Irving Penn. Centennial

On the 100th anniversary of Penn’s birth, this exhibition of 240 works at C/O is drawn from a major retrospective at New York’s Metropolitan Museum.

Image for Irving Penn. Centennial

Lisa Fonssagrives

On the 100th anniversary of Penn’s birth, this exhibition of 240 works is drawn from a major retrospective at New York’s Metropolitan Museum. Over two floors at C/O, his 70-year career is expansively celebrated in portraits, still life, fashion, travel, art and street photography. Penn’s early American Vogue portraits, with sitters such as Marcel Duchamp and Spencer Tracy crammed into his experimental corner backdrop, show his expert eye in capturing an unguarded moment. The fashion portraits are exquisite exercises in symmetry, style and elegance, exactly what you would expect from one of the 1940s and 50s top fashion photographers. His art photographs include numerous nudes, all headless female torsos. These sadly fall flat, bringing to mind only a bland version of Bill Brandt.
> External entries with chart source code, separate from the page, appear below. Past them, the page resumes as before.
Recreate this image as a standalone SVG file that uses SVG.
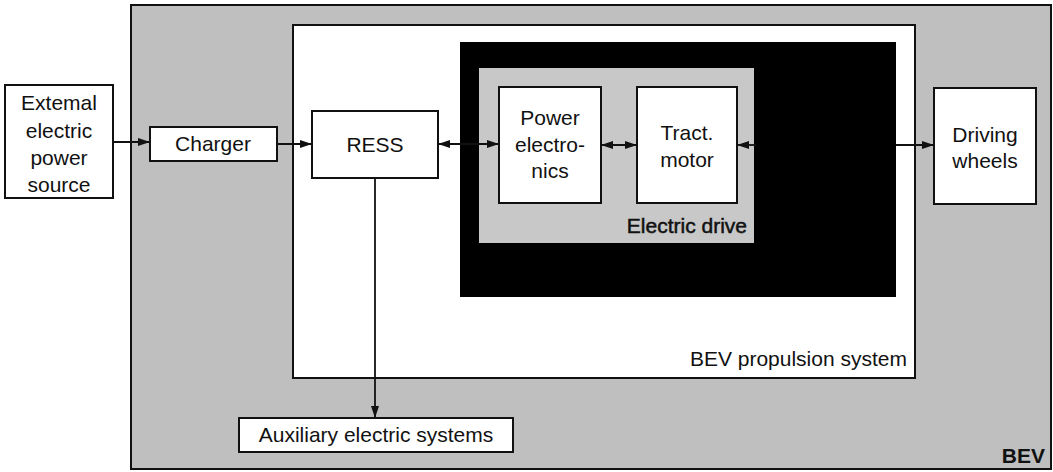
<svg xmlns="http://www.w3.org/2000/svg" width="1053" height="472" viewBox="0 0 1053 472">
<defs>
<marker id="ah" viewBox="0 0 12 8" refX="12" refY="4" markerWidth="12" markerHeight="8" markerUnits="userSpaceOnUse" orient="auto-start-reverse">
<path d="M0,0 L12,4 L0,8 Z" fill="#111"/>
</marker>
</defs>
<style>
.box{fill:#fff;stroke:#111;stroke-width:2}
.grey{fill:#bfbfbf;stroke:#111;stroke-width:2}
.t{font-family:"Liberation Sans",Arial,sans-serif;font-size:21px;fill:#111;text-anchor:middle}
.lbl{font-family:"Liberation Sans",Arial,sans-serif;font-size:21px;fill:#111}
.c{stroke:#111;stroke-width:1.8;fill:none}
</style>
<rect width="1053" height="472" fill="#fff"/>
<g id="bev">
<rect class="grey" x="131" y="5" width="920" height="464"/>
<text class="lbl" x="1045" y="463" text-anchor="end" font-weight="bold" font-size="20">BEV</text>
</g>
<g id="propulsion">
<rect class="box" x="293" y="25" width="622" height="353"/>
<text class="lbl" x="907" y="366" text-anchor="end">BEV propulsion system</text>
</g>
<g id="blackbox">
<rect x="460" y="42" width="436" height="255" fill="#000"/>
</g>
<g id="electric-drive">
<rect x="479" y="68" width="275" height="175" fill="#c8c8c8"/>
<text class="lbl" x="747" y="233" text-anchor="end" stroke="#111" stroke-width="0.5">Electric drive</text>
</g>
<g id="external">
<rect class="box" x="5" y="85" width="108" height="113"/>
<text class="t" x="59" y="110">Extemal</text>
<text class="t" x="59" y="138">electric</text>
<text class="t" x="59" y="165">power</text>
<text class="t" x="59" y="192">source</text>
</g>
<g id="charger">
<rect class="box" x="150" y="127" width="127" height="34"/>
<text class="t" x="213" y="151">Charger</text>
</g>
<g id="ress">
<rect class="box" x="312" y="111" width="126" height="67"/>
<text class="t" x="375" y="152">RESS</text>
</g>
<g id="power-electronics">
<rect class="box" x="499" y="87" width="102" height="116"/>
<text class="t" x="550" y="125">Power</text>
<text class="t" x="550" y="152">electro-</text>
<text class="t" x="550" y="178">nics</text>
</g>
<g id="tract-motor">
<rect class="box" x="637" y="87" width="100" height="116"/>
<text class="t" x="687" y="140">Tract.</text>
<text class="t" x="687" y="167">motor</text>
</g>
<g id="driving-wheels">
<rect class="box" x="934" y="88" width="102" height="116"/>
<text class="t" x="985" y="142">Driving</text>
<text class="t" x="985" y="168">wheels</text>
</g>
<g id="auxiliary">
<rect class="box" x="239" y="418" width="274" height="34"/>
<text class="t" x="376" y="442">Auxiliary electric systems</text>
</g>
<g id="connectors">
<line class="c" x1="113" y1="142" x2="150" y2="142" marker-end="url(#ah)"/>
<line class="c" x1="277" y1="144" x2="312" y2="144" marker-end="url(#ah)"/>
<line class="c" x1="438" y1="144" x2="499" y2="144" marker-start="url(#ah)" marker-end="url(#ah)"/>
<line class="c" x1="601" y1="145" x2="637" y2="145" marker-start="url(#ah)" marker-end="url(#ah)"/>
<line x1="737" y1="145" x2="756" y2="145" stroke="#111" stroke-width="1.8" marker-start="url(#ah)"/>
<line class="c" x1="896" y1="145" x2="934" y2="145" marker-end="url(#ah)"/>
<line class="c" x1="375" y1="178" x2="375" y2="418" marker-end="url(#ah)"/>
</g>
</svg>
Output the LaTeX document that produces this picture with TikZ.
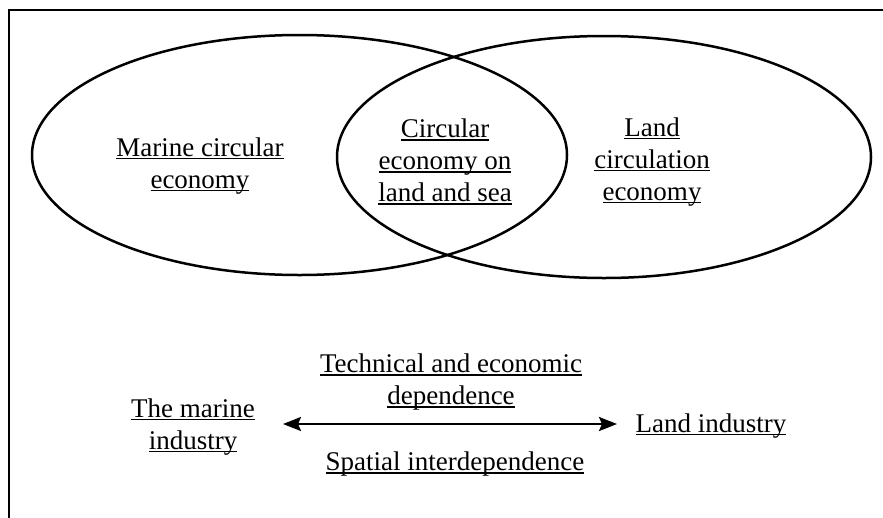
\documentclass[tikz,border=0pt]{standalone}
\usepackage{fontspec}
\setmainfont{Liberation Serif}
\usetikzlibrary{shapes.geometric,arrows.meta}
% underline at a fixed depth below the baseline
\newcommand{\uln}[1]{\setbox0\hbox{#1}\rlap{\rule[-3pt]{\wd0}{1.4pt}}\box0}
\begin{document}
\begin{tikzpicture}[x=1pt,y=-1pt,
  label/.style={align=center,inner sep=0pt,font=\fontsize{27}{32}\selectfont},
  set/.style={ellipse,draw,line width=2.5pt,inner sep=0pt},
  >={Stealth[length=18pt,width=14pt,inset=3pt]}]
  \clip (0,0) rectangle (883,517);
  % outer frame (open to the right and bottom)
  \draw[line width=2.6pt] (9,540) -- (9,10) -- (900,10);
  % the two overlapping sets
  \node[set,minimum width=535,minimum height=240] (marineset) at (299.5,155) {};
  \node[set,minimum width=534,minimum height=242] (landset) at (604,157) {};
  % set labels
  \node[label] (marinelab) at (200,166) {\uln{Marine circular}\\\uln{economy}};
  \node[label] (bothlab) at (445,162) {\uln{Circular}\\\uln{economy on}\\\uln{land and sea}};
  \node[label] (landlab) at (652,162) {\uln{Land}\\\uln{circulation}\\\uln{economy}};
  % industries and their links
  \node[label] (marineind) at (193,427) {\uln{The marine}\\\uln{industry}};
  \node[label] (landind) at (711,426) {\uln{Land industry}};
  \coordinate (arrowL) at (283,424);
  \coordinate (arrowR) at (617,424);
  \draw[line width=2.5pt,<->] (arrowL) -- (arrowR);
  \node[label] (techdep) at (451,382) {\uln{Technical and economic}\\\uln{dependence}};
  \node[label] (spatdep) at (455,464) {\uln{Spatial interdependence}};
\end{tikzpicture}
\end{document}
The text claims Penn made them in reaction to his daily diet of “skinny girls with self-starved looks”, presumably including his own wife, supermodel Lisa Fonssagrives. Similarly, Penn’s travel photographs are uncomfortably objectifying: a film shot in Morocco by Fonssagrives shows him rather brusquely arranging shrouded Berber women and men into his trademark fashion compositions. A comprehensive show, but possibly guilty of some unchecked hero worship inherited from the Met’s original curation.